• [Problem to work on] Working from the top of the listing below, retype each line through the line containing "capsize=4, capthick=1.0, zorder=3)", both included, with no pictures.

• [Material]

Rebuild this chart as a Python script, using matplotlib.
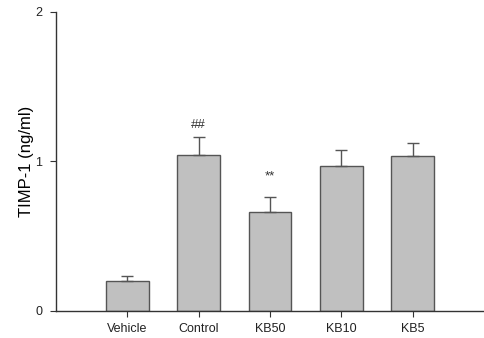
import matplotlib
matplotlib.use("Agg")
import matplotlib.pyplot as plt
import numpy as np

plt.rcParams['font.family'] = ['Liberation Sans', 'DejaVu Sans']

groups = ["Vehicle", "Control", "KB50", "KB10", "KB5"]
timp1 = [0.20, 1.045, 0.662, 0.968, 1.037]
sem = [0.034, 0.121, 0.098, 0.109, 0.087]
marks = ["", "##", "**", "", ""]

fig = plt.figure(figsize=(4.84, 3.38), dpi=100)
ax = fig.add_axes([0.1157, 0.080, 0.8843, 0.885])

x = np.arange(len(groups))
ax.bar(x, timp1, width=0.6, color="#c0c0c0", edgecolor="#555555", linewidth=1.0, zorder=2)
ax.errorbar(x, timp1, yerr=[np.zeros(len(sem)), sem], fmt="none",
            ecolor="#555555", elinewidth=1.0, capsize=4, capthick=1.0, zorder=3)

# significance marks above the error bars
gap = {"##": 0.08, "**": 0.14}
for xi, v, e, m in zip(x, timp1, sem, marks):
    if m:
        ax.text(xi, v + e + gap[m], m, ha="center", va="center", fontsize=9.5, color="#333333")

ax.set_xlim(-1, 5)
ax.set_ylim(0, 2)
ax.set_xticks(x)
ax.set_xticklabels(groups, fontsize=9)
ax.set_yticks([0, 1, 2])
ax.set_yticklabels(["0", "1", "2"], fontsize=9)
ax.set_ylabel("TIMP-1 (ng/ml)", fontsize=12, labelpad=1)

ax.spines["top"].set_visible(False)
ax.spines["right"].set_visible(False)
for s in ("left", "bottom"):
    ax.spines[s].set_color("#333333")
    ax.spines[s].set_linewidth(1.0)
ax.tick_params(direction="out", length=4, color="#333333", labelcolor="#222222")
ax.tick_params(axis="x", pad=5)
ax.tick_params(axis="y", pad=6)

fig.savefig("out.png", dpi=100)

• [Reply]
Rebuild this chart as a Python script, using matplotlib.
import matplotlib
matplotlib.use("Agg")
import matplotlib.pyplot as plt
import numpy as np

plt.rcParams['font.family'] = ['Liberation Sans', 'DejaVu Sans']

groups = ["Vehicle", "Control", "KB50", "KB10", "KB5"]
timp1 = [0.20, 1.045, 0.662, 0.968, 1.037]
sem = [0.034, 0.121, 0.098, 0.109, 0.087]
marks = ["", "##", "**", "", ""]

fig = plt.figure(figsize=(4.84, 3.38), dpi=100)
ax = fig.add_axes([0.1157, 0.080, 0.8843, 0.885])

x = np.arange(len(groups))
ax.bar(x, timp1, width=0.6, color="#c0c0c0", edgecolor="#555555", linewidth=1.0, zorder=2)
ax.errorbar(x, timp1, yerr=[np.zeros(len(sem)), sem], fmt="none",
            ecolor="#555555", elinewidth=1.0, capsize=4, capthick=1.0, zorder=3)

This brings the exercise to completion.